_EXERCISE TASK_: Transcribe every line from the top down to the line with "-2, -1, 0, 1, 2];", both ends included, but not the pictures.

=== SOURCE DATA ===

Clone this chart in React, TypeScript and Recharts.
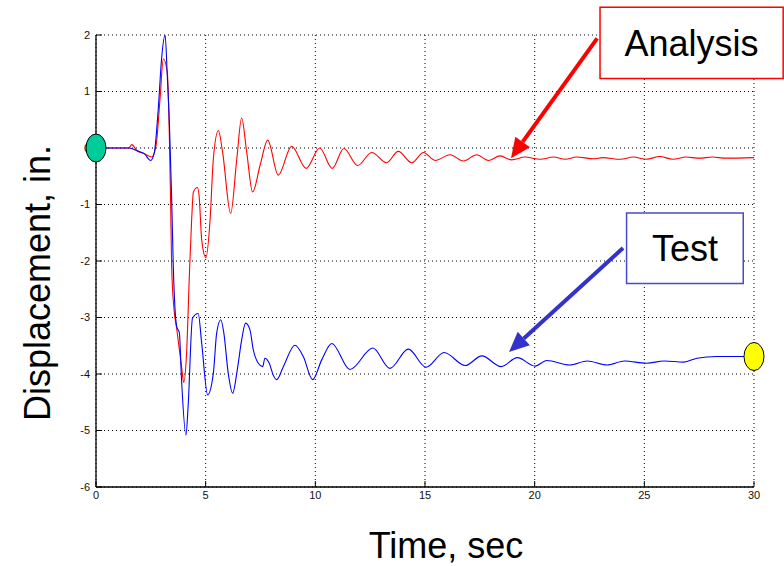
import {
  CartesianGrid,
  Line,
  LineChart,
  ReferenceArea,
  ReferenceDot,
  ReferenceLine,
  XAxis,
  YAxis,
} from "recharts";

const FONT = "'Liberation Sans', Arial, sans-serif";

const X_TICKS = [0, 5, 10, 15, 20, 25, 30];
const Y_TICKS = [-6, -5, -4, -3, -2, -1, 0, 1, 2];

// Test (blue) series
const testTime = [
  0, 1.5, 1.93, 2.2, 2.49, 2.65, 2.84, 2.99, 3.15, 3.25, 3.35, 3.45, 3.52, 3.68, 3.8, 3.9,
  4.1, 4.2, 4.4, 4.66, 4.82, 5.09, 5.35, 5.5, 5.69, 5.83, 6.03, 6.23, 6.44, 6.64, 6.82,
  7.02, 7.17, 7.4, 7.6, 7.7, 7.9, 8.08, 8.24, 8.54, 9.07, 9.45, 9.88, 10.29, 10.75, 11.58,
  12.62, 13.4, 14.24, 15.05, 15.87, 16.83, 17.59, 18.47, 19.21, 20.02, 20.55, 21.6, 22.4,
  23.3, 24.1, 25.1, 25.9, 26.8, 27.4, 28.3, 30,
];
const testDisp = [
  0, 0, -0.06, -0.1, -0.22, -0.1, 0.7, 1.58, 2.0, 1.28, 0.4, -0.9, -2.04, -3.16, -3.27, -4.1,
  -5.08, -4.57, -3.01, -2.93, -3.46, -4.37, -3.99, -3.28, -3.04, -3.28, -3.99, -4.34, -3.93,
  -3.4, -3.1, -3.22, -3.57, -3.81, -3.87, -3.72, -3.81, -4.02, -4.1, -3.87, -3.49, -3.69,
  -4.1, -3.75, -3.46, -3.92, -3.54, -3.9, -3.56, -3.88, -3.62, -3.85, -3.68, -3.87, -3.71,
  -3.86, -3.76, -3.84, -3.77, -3.84, -3.77, -3.81, -3.77, -3.79, -3.72, -3.69, -3.69,
];

// Analysis (red) series
const analysisTime = [
  0, 1.5, 1.63, 1.85, 2.2, 2.54, 2.74, 2.92, 3.07, 3.25, 3.35, 3.4, 3.45, 3.56, 3.68, 3.9,
  4.0, 4.13, 4.26, 4.36, 4.44, 4.62, 4.7, 4.82, 5.01, 5.2, 5.35, 5.58, 5.77, 6.14, 6.42,
  6.64, 6.87, 7.14, 7.48, 7.83, 8.31, 8.92, 9.58, 10.2, 10.77, 11.3, 11.93, 12.57, 13.25,
  13.78, 14.4, 14.93, 15.46, 16.14, 16.75, 17.36, 17.89, 18.42, 18.95, 19.56, 20.25, 20.86,
  21.4, 21.9, 22.7, 23.1, 23.9, 24.5, 25.1, 25.7, 26.3, 26.9, 27.5, 28.1, 28.7, 30,
];
const analysisDisp = [
  0, 0, 0.06, -0.04, -0.1, -0.16, 0.05, 0.87, 1.58, 1.34, 0.1, -0.92, -2.1, -2.87, -3.2,
  -3.87, -4.15, -3.63, -2.22, -1.28, -0.78, -0.7, -0.84, -1.63, -1.94, -1.28, -0.19, 0.31,
  -0.07, -1.16, -0.19, 0.53, -0.07, -0.78, -0.31, 0.14, -0.48, 0.03, -0.36, 0.0, -0.36,
  -0.01, -0.31, -0.08, -0.26, -0.06, -0.26, -0.08, -0.22, -0.12, -0.23, -0.12, -0.22, -0.14,
  -0.21, -0.16, -0.2, -0.16, -0.2, -0.16, -0.19, -0.17, -0.2, -0.16, -0.2, -0.15, -0.2,
  -0.16, -0.18, -0.16, -0.18, -0.17,
];

// callout boxes and arrows, in data units
const analysisBox = { x1: 22.98, x2: 31.33, y1: 1.23, y2: 2.49 };
const testBox = { x1: 24.19, x2: 29.51, y1: -2.4, y2: -1.15 };
const analysisArrow = [{ x: 22.85, y: 1.94 }, { x: 18.92, y: -0.18 }];
const testArrow = [{ x: 24.03, y: -1.77 }, { x: 18.83, y: -3.61 }];

const testData = testTime.map((t, i) => ({ t, v: testDisp[i] }));
const analysisData = analysisTime.map((t, i) => ({ t, v: analysisDisp[i] }));

const TM = 4;

const BottomTick = ({ x, y, payload }: any) => (
  <g>
    <line x1={x} x2={x} y1={y - TM} y2={y - TM - 6} stroke="#000" />
    <text x={x} y={y} dy="0.72em" textAnchor="middle" fontSize={11} fontFamily={FONT} fill="#111">
      {payload.value}
    </text>
  </g>
);

const LeftTick = ({ x, y, payload }: any) => (
  <g>
    <line x1={x + TM + 2} x2={x + TM + 8} y1={y} y2={y} stroke="#000" />
    <text x={x} y={y} dy="0.36em" textAnchor="end" fontSize={11} fontFamily={FONT} fill="#111">
      {payload.value}
    </text>
  </g>
);

const TopTick = ({ x, y }: any) => <line x1={x} x2={x} y1={y} y2={y + 6} stroke="#000" />;
const RightTick = ({ x, y }: any) => <line x1={x} x2={x - 6} y1={y} y2={y} stroke="#000" />;

function arrowShape(color: string) {
  return ({ x1, y1, x2, y2 }: any) => {
    const dx = x2 - x1;
    const dy = y2 - y1;
    const len = Math.hypot(dx, dy);
    const ux = dx / len;
    const uy = dy / len;
    const hl = 20;
    const hw = 9;
    const bx = x2 - ux * hl;
    const by = y2 - uy * hl;
    return (
      <g>
        <line x1={x1} y1={y1} x2={bx} y2={by} stroke={color} strokeWidth={4} />
        <polygon
          points={`${x2},${y2} ${bx - uy * hw},${by + ux * hw} ${bx + uy * hw},${by - ux * hw}`}
          fill={color}
        />
      </g>
    );
  };
}

const ellipse = (fill: string) => ({ cx, cy }: any) => (
  <ellipse cx={cx} cy={cy} rx={10} ry={14} fill={fill} stroke="#000" strokeWidth={1} />
);

export default function App() {
  return (
    <div style={{ position: "absolute", left: 0, top: 0, background: "#fff" }}>
      <LineChart width={784} height={566} margin={{ top: 35, right: 30, bottom: 0, left: 0 }}>
        <CartesianGrid stroke="#000" strokeDasharray="1 3" />
        <XAxis
          type="number"
          dataKey="t"
          domain={[0, 30]}
          ticks={X_TICKS}
          interval={0}
          height={79}
          tickSize={0}
          tickMargin={TM}
          tickLine={false}
          tick={<BottomTick />}
          axisLine={{ stroke: "#000", strokeWidth: 1.5 }}
          allowDataOverflow
          label={{
            content: ({ viewBox }: any) => (
              <text
                x={viewBox.x + viewBox.width / 2 + 21}
                y={558}
                textAnchor="middle"
                fontSize={36}
                fontFamily={FONT}
                fill="#000"
              >
                Time, sec
              </text>
            ),
          }}
        />
        <XAxis
          xAxisId="top"
          orientation="top"
          type="number"
          domain={[0, 30]}
          ticks={X_TICKS}
          interval={0}
          height={0}
          tickSize={0}
          tickMargin={0}
          tickLine={false}
          tick={<TopTick />}
          axisLine={{ stroke: "#000" }}
          allowDataOverflow
        />
        <YAxis
          type="number"
          domain={[-6, 2]}
          ticks={Y_TICKS}
          interval={0}
          width={96}
          tickSize={0}
          tickMargin={TM + 2}
          tickLine={false}
          tick={<LeftTick />}
          axisLine={{ stroke: "#000", strokeWidth: 1.3 }}
          allowDataOverflow
          label={{
            content: ({ viewBox }: any) => {
              const cx = 50;
              const cy = viewBox.y + viewBox.height / 2 + 22;
              return (
                <text
                  x={cx}
                  y={cy}
                  transform={`rotate(-90, ${cx}, ${cy})`}
                  textAnchor="middle"
                  fontSize={36}
                  fontFamily={FONT}
                  fill="#000"
                >
                  Displacement, in.
                </text>
              );
            },
          }}
        />
        <YAxis
          yAxisId="right"
          orientation="right"
          type="number"
          domain={[-6, 2]}
          ticks={Y_TICKS}
          interval={0}
          width={0}
          tickSize={0}
          tickMargin={0}
          tickLine={false}
          tick={<RightTick />}
          axisLine={{ stroke: "#000" }}
          allowDataOverflow
        />
        <Line
          data={analysisData}
          dataKey="v"
          type="monotone"
          stroke="#ff0000"
          strokeWidth={1.1}
          dot={false}
          isAnimationActive={false}
        />
        <Line
          data={testData}
          dataKey="v"
          type="monotone"
          stroke="#0000ff"
          strokeWidth={1.1}
          dot={false}
          isAnimationActive={false}
        />
        <ReferenceLine segment={analysisArrow} ifOverflow="visible" shape={arrowShape("#ff0000")} />
        <ReferenceLine segment={testArrow} ifOverflow="visible" shape={arrowShape("#3333cc")} />
        <ReferenceArea
          {...analysisBox}
          ifOverflow="visible"
          fill="#fff"
          fillOpacity={1}
          stroke="#ff0000"
          strokeWidth={1.5}
          label={{ value: "Analysis", position: "center", fontSize: 36, fill: "#000", fontFamily: FONT }}
        />
        <ReferenceArea
          {...testBox}
          ifOverflow="visible"
          fill="#fff"
          fillOpacity={1}
          stroke="#4a4acc"
          strokeWidth={1.5}
          label={{ value: "Test", position: "center", fontSize: 36, fill: "#000", fontFamily: FONT }}
        />
        <ReferenceDot
          x={analysisTime[0]}
          y={analysisDisp[0]}
          ifOverflow="visible"
          zIndex={2000}
          shape={ellipse("#00cc99")}
        />
        <ReferenceDot
          x={testTime[testTime.length - 1]}
          y={testDisp[testDisp.length - 1]}
          ifOverflow="visible"
          zIndex={2000}
          shape={ellipse("#ffff00")}
        />
      </LineChart>
    </div>
  );
}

===

_SOLUTION BELOW_:
Clone this chart in React, TypeScript and Recharts.
import {
  CartesianGrid,
  Line,
  LineChart,
  ReferenceArea,
  ReferenceDot,
  ReferenceLine,
  XAxis,
  YAxis,
} from "recharts";

const FONT = "'Liberation Sans', Arial, sans-serif";

const X_TICKS = [0, 5, 10, 15, 20, 25, 30];
const Y_TICKS = [-6, -5, -4, -3, -2, -1, 0, 1, 2];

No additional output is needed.